During this same time span, the Times and Post published 392 articles on the gender gap-which represented a 9 percent differential in favor of the Democrats. The average religious gap in these same elections was 42 percentage points."

But their most striking finding was the near total lack of editorial and news coverage devoted to the increased importance of secularists to the Democratic Party. The numbers are mind-boggling: 43 stories on secularist Democrats, 682 stories on traditionalist Republicans. In 1992, the Times alone published nearly twice the number of stories about Evangelicals in the GOP than both papers did about secularists among the Democrats for the entire decade.

The bias is even worse among television journalists, who filled the airwaves with stories about the "Religious Right" and the Republican Party, but who didn't file a single story about the Secular Left's relationship to the Democrats.
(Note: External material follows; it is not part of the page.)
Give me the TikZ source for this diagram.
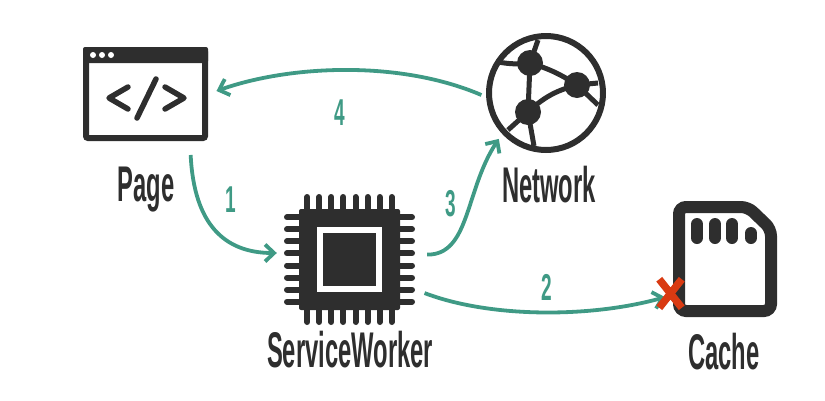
\documentclass[tikz,border=0pt]{standalone}
\usepackage{fontspec}
\setmainfont{Liberation Sans}
\usetikzlibrary{arrows.meta,shapes.misc}
\definecolor{icondark}{HTML}{2E2E2E}
\definecolor{flowteal}{HTML}{3F9A85}
\definecolor{missred}{HTML}{D93A12}

\begin{document}
\begin{tikzpicture}[
  x=1pt,
  y=-1pt,
  icon/.style={
    draw=icondark,
    line width=6pt,
    inner sep=0pt
  },
  iconlabel/.style={
    text=icondark,
    inner sep=0pt,
    xscale=.54,
    yscale=1.14,
    font=\fontsize{44}{44}\selectfont\bfseries
  },
  stepnum/.style={
    text=flowteal,
    inner sep=0pt,
    xscale=.56,
    yscale=1.1,
    font=\fontsize{34}{34}\selectfont\bfseries
  },
  flow/.style={
    draw=flowteal,
    line width=3.8pt,
    -{Straight Barb[length=9pt,width=17pt]}
  },
  pin/.style={icondark, line width=6pt, line cap=round},
  code/.style={icondark, line width=5.5pt, line cap=round, line join=round},
  wire/.style={icondark, line width=5pt}
]
\useasboundingbox (0,0) rectangle (825,400);

% Page
\node[icon, rounded corners=2pt, minimum width=119pt, minimum height=88pt] (page) at (145.5,94) {};
\fill[icondark, rounded corners=2pt] (page.north west) rectangle ([yshift=-16pt]page.north east);
\foreach \x in {93,102,111} {
  \fill[white] (\x,55) circle (3pt);
}
\draw[code] (128,87) -- (109,98) -- (128,109);
\draw[code] (165,87) -- (184,98) -- (165,109);
\draw[code] (156,79) -- (137,118);
\node[iconlabel] (pagename) at (146,190) {Page};

% Network
\node[icon, circle, minimum size=114pt] (network) at (546,93) {};
\fill[icondark] (530,63) circle (13pt) (577,85) circle (13pt) (528,112) circle (13pt);
\draw[wire] (530,63) -- (538,40);
\draw[wire] (530,63) to[bend left=8] (498,62);
\draw[wire] (530,63) -- (528,112);
\draw[wire] (530,63) to[bend left=8] (577,85);
\draw[wire] (528,112) to[bend left=14] (577,85);
\draw[wire] (577,85) -- (598,83);
\draw[wire] (577,85) -- (598,105);
\draw[wire] (528,112) -- (508,130);
\draw[wire] (528,112) -- (534,146);
\node[iconlabel] (networkname) at (549,185) {Network};

% ServiceWorker
\foreach \i in {0,...,7} {
  \draw[pin] (307.3+12.05*\i,197) -- (307.3+12.05*\i,322);
  \draw[pin] (287,217.3+12.05*\i) -- (412,217.3+12.05*\i);
}
\node[fill=icondark, rounded corners=2pt, minimum size=101pt, inner sep=0pt] (worker) at (349.5,259.5) {};
\node[draw=white, line width=6pt, minimum size=59pt, inner sep=0pt] (core) at (349.5,259.5) {};
\node[iconlabel] (workername) at (350,350) {ServiceWorker};

% Cache
\node[minimum width=104pt, minimum height=116pt, inner sep=0pt] (cache) at (725,259) {};
\draw[icondark, line width=12pt, rounded corners=7pt]
  (679,207) -- (748,207) -- (771,229) -- (771,311) -- (679,311) -- cycle;
\foreach \x in {697,715,732} {
  \draw[icondark, line width=12pt, line cap=round] (\x,224) -- (\x,238);
}
\draw[icondark, line width=12pt, line cap=round] (751,233) -- (751,238);
\node[iconlabel] (cachename) at (724,352) {Cache};

% Flow arrows
\draw[flow, shorten <=14pt, shorten >=7pt] ([xshift=44.5pt]page.south)
  .. controls (194,225) and (225,253) .. ([xshift=-15pt,yshift=6.5pt]worker.west);
\draw[flow, shorten <=12pt, shorten >=6pt] ([yshift=5pt,xshift=15pt]worker.east)
  .. controls (470,255) and (465,190) .. (network.223);
\draw[flow, shorten <=5pt, shorten >=9pt] ([yshift=-4pt]network.west)
  .. controls (400,60) and (290,65) .. (page.east);
\draw[flow, shorten <=10pt, shorten >=8pt] ([yshift=-30pt,xshift=15pt]worker.east)
  .. controls (490,318) and (590,318) .. ([yshift=-36pt]cache.west);

% Miss marker
\node[cross out, draw=missred, line width=7.5pt, minimum width=15pt, minimum height=21pt, inner sep=0pt] (miss) at (670.5,293.5) {};

% Step numbers
\node[stepnum] (one) at (231,200) {1};
\node[stepnum] (two) at (547,287) {2};
\node[stepnum] (three) at (451,204) {3};
\node[stepnum] (four) at (340,113) {4};

\end{tikzpicture}
\end{document}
I suspect that most reporters, editors, and producers would be shocked by these findings. They really do think of themselves as, to pinch a phrase, "fair and balanced." Yet Bolce and De Maio cite a poll showing that a majority of TV news directors and newspaper editors felt that Evangelical and fundamentalist Christians "have too much power." Fully one-third considered these believers to be "a threat to democracy." The same survey found that only four percent thought nonbelievers had too much influence, and the number of media professionals who perceived secularists as a threat was . zero.

America is a far different place from its newsrooms. Belief in God is, for most Americans, a sign of character. According to a March 2002 national survey conducted by the Pew Research Center, more than half of those polled thought negatively of "nonbelievers." Only half that number had a low opinion of the "Christian conservative movement."

Bolce and De Maio wonder if the media elite consciously do the Democrats a favor by not pointing out what, for all intents and purposes, they are: the Godless Party. "Perhaps it is for this reason more than any other," they write, "that we do not hear in election-night analyses and postmortems that Democratic candidates have shorn up their base among the unchurched, atheists, and agnostics, in addition to the ritualistic accounts and warnings about how well Republicans are doing with evangelicals of the Christian Right."